On appeal, the plaintiff, citing Freedom Mtge. Corp. v Engel (37 NY3d 1 [2021]), argues that the voluntary discontinuance of the 2007 action, as well as a letter dated June 3, 2013, sent to the defendant by the loan servicer purporting to de-accelerate the mortgage debt, each served to revoke the acceleration of the debt and, therefore, the action was timely. The plaintiff further argues that, in any event, the mortgage debt was not accelerated by the commencement of the 2007 action because Argent, the plaintiff therein, lacked standing to commence that action.

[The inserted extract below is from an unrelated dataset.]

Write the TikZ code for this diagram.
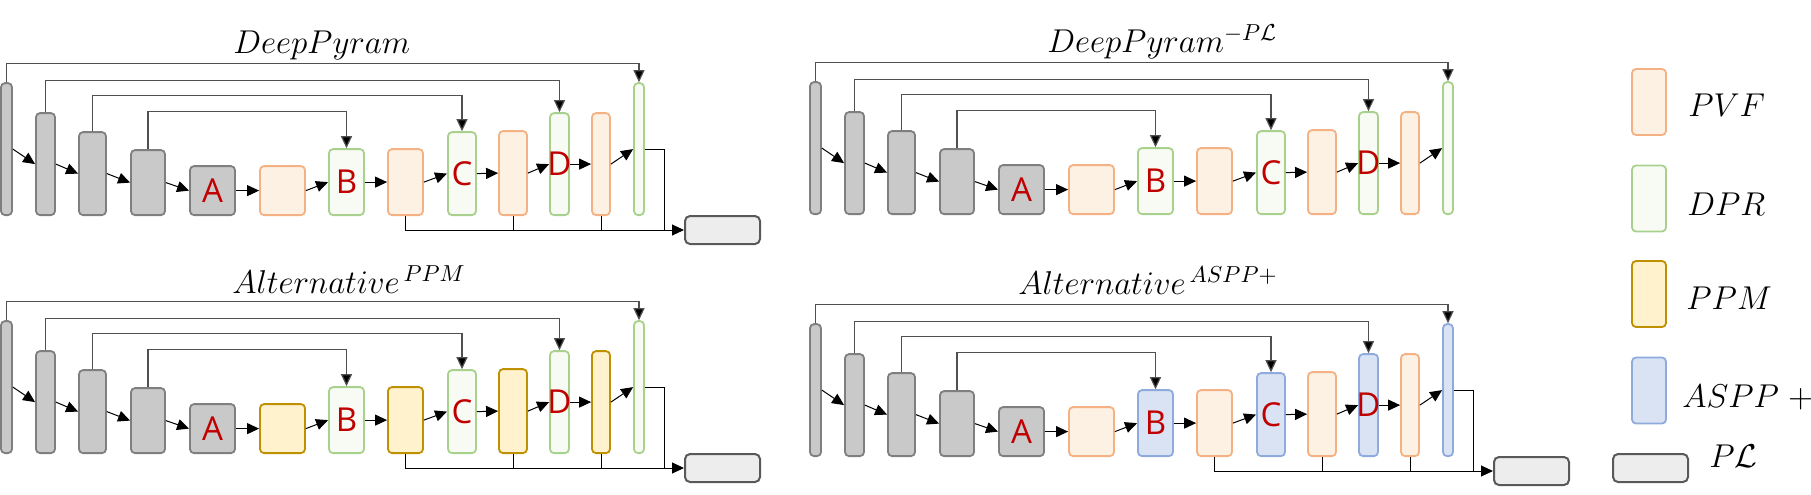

Under the recently enacted Foreclosure Abuse and Prevention Act (L 2022, ch 821 [eff Dec. 30, 2022] [hereinafter FAPA]), neither the voluntary discontinuance of the 2007 action nor the letter dated June 3, 2013, purporting to de-accelerate the mortgage debt served to reset the statute of limitations (see CPLR 3217 [e]; ARCPE 1, LLC v DeBrosse, 217 AD3d 999, 1001-1002 [2023]; SYCP, LLC v Evans, 217 AD3d 707, 709 [2023]; see also CPLR 203 [h]; East Fork Funding LLC v US Bank, [*3]N.A., 2023 WL 2660645, *3, 2023 US Dist LEXIS 56719, *8 [ED NY, Mar. 23, 2023, No. 20-CV-3404 (AMD) (RML)]). Moreover, under FAPA, the plaintiff was estopped from asserting that the debt was not validly accelerated by the commencement of the 2007 action based on lack of standing (see CPLR 213 [4] [a]; MTGLQ Invs., L.P. v Singh, 216 AD3d at 1088; GMAT Legal Title Trust 2014-1 v Kator, 213 AD3d at 916-917).
However, the plaintiff challenges the constitutionality of FAPA, arguing that its retroactivity and estoppel provisions violate due process. The defendant contends that FAPA is constitutional. Since the Supreme Court did not consider the issues relating to the constitutionality of FAPA in determining the subject branches of the parties' motion and cross-motion, we remit the matter to the Supreme Court, Kings County, for consideration thereof, after any further briefing, argument, and hearing that the court deems appropriate, and for a new determination of the subject branches of the motion and cross-motion thereafter (see U.S. Bank N.A. v Simon, 216 AD3d 1041, 1043 [2023]). Brathwaite Nelson, J.P., Chambers, Dowling and Wan, JJ., concur.